The Hounsfield unit (HU) obtained from high resolution computed tomography (HRCT) has been used to assess lung pathology. However, lung mass density has not been quantified in vivo noninvasively. The objective of this study was to develop a method for analyzing lung mass density of superficial lung tissue of patients with interstitial lung disease (ILD) and healthy subjects using a deep neural network (DNN) and lung ultrasound surface wave elastography (LUSWE). Surface wave speeds at three vibration frequencies (100, 150 and 200 Hz) from LUSWE and a pulmonary function test (PFT) including predicted forced expiratory volume (FEV1% pre) and ratio of forced expiratory volume to forced vital capacity (FEV1%/FVC%) were used. Predefined lung mass densities based on the HU for ILD patients and healthy subjects (77 in total) were also used to train the DNN model. The DNN was composed of four hidden layers of 1024 neurons for each layer and trained for 80 epochs with a batch size of 20. The learning rate was 0.001. Performances of two types of activation functions in the DNN, rectified linear activation unit (ReLU) and exponential linear unit (ELU), as well as, machine learning models (support vector regression, random forest, Adaboost) were evaluated.
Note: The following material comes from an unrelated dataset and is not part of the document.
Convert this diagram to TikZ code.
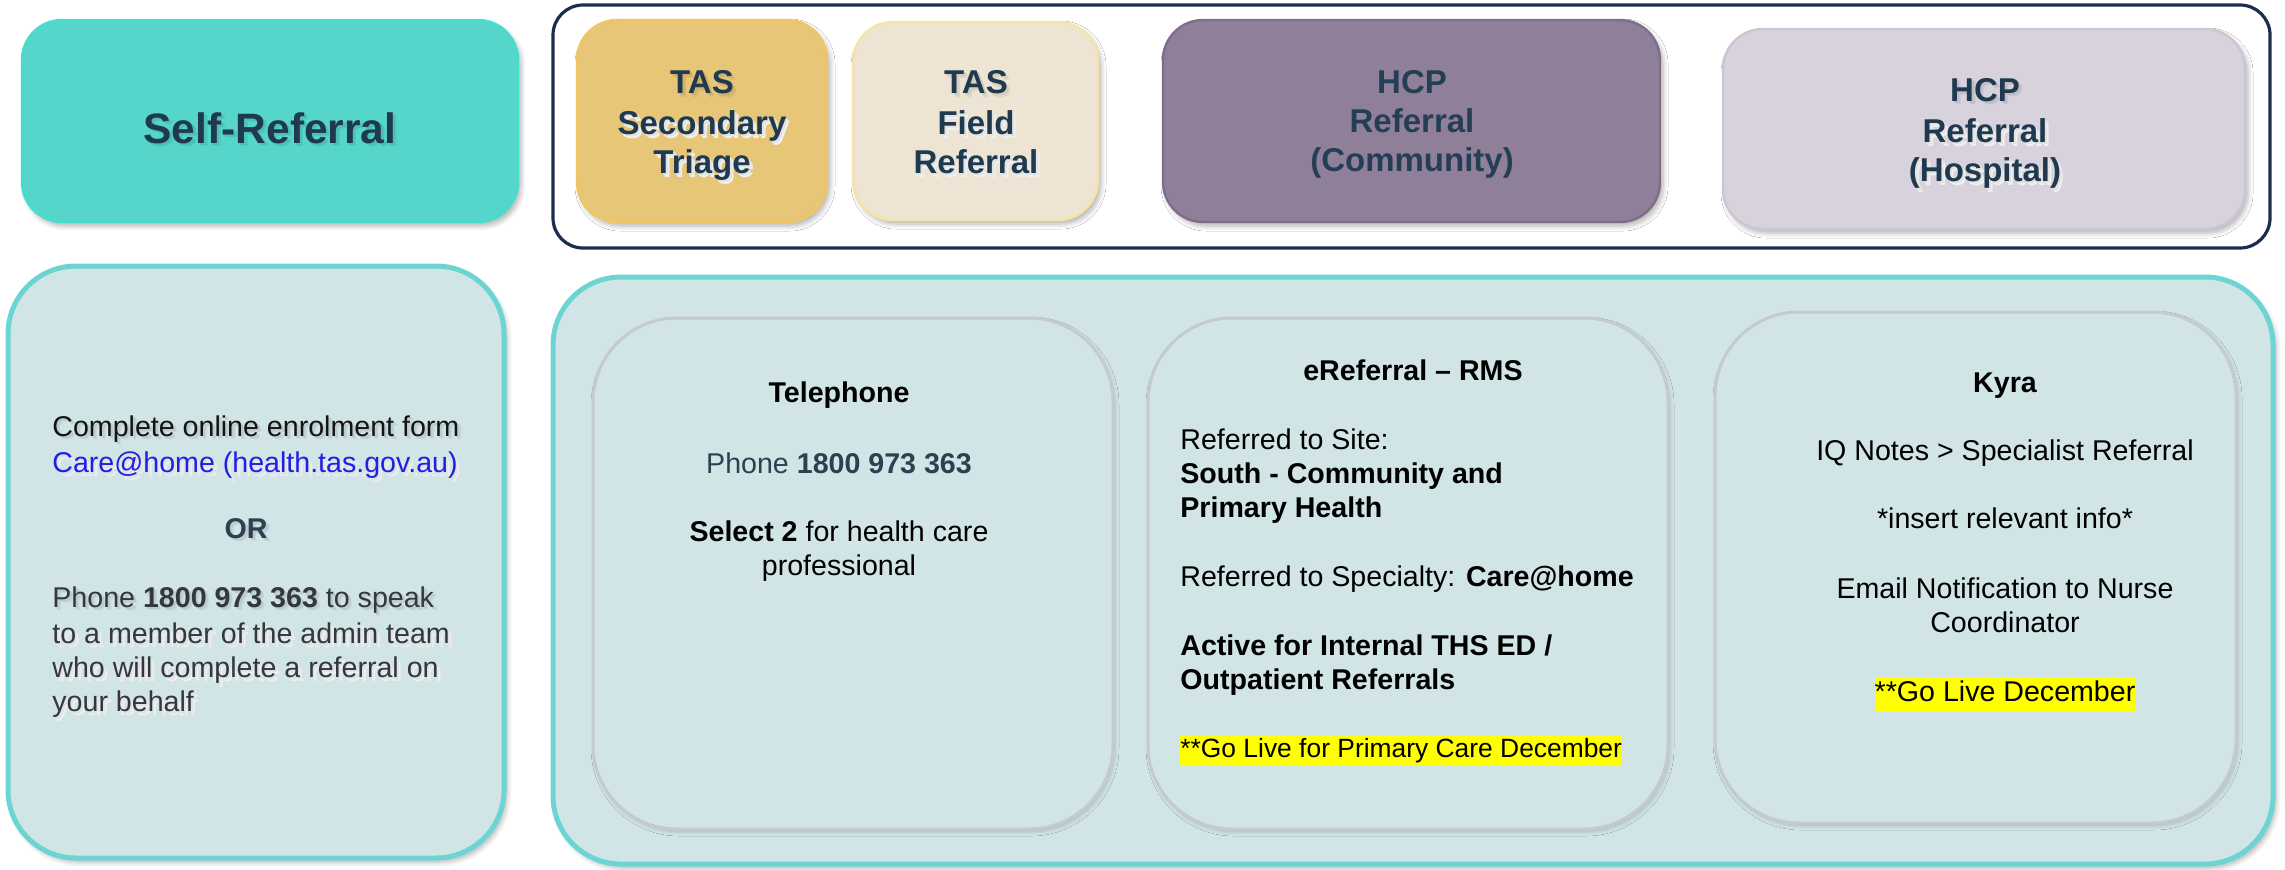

The test dataset of wave speeds, FEV1% pre and FEV%/FVC%, was used to predict lung mass density. The results showed that predictions using a DNN with ELU obtained a comparatively better performance in the testing dataset (accuracy = 0.89) than those of DNN with ReLU or machine learning models. This method may be useful to noninvasively analyze lung mass density by using the DNN model together with the measurements from LUSWE and PFT.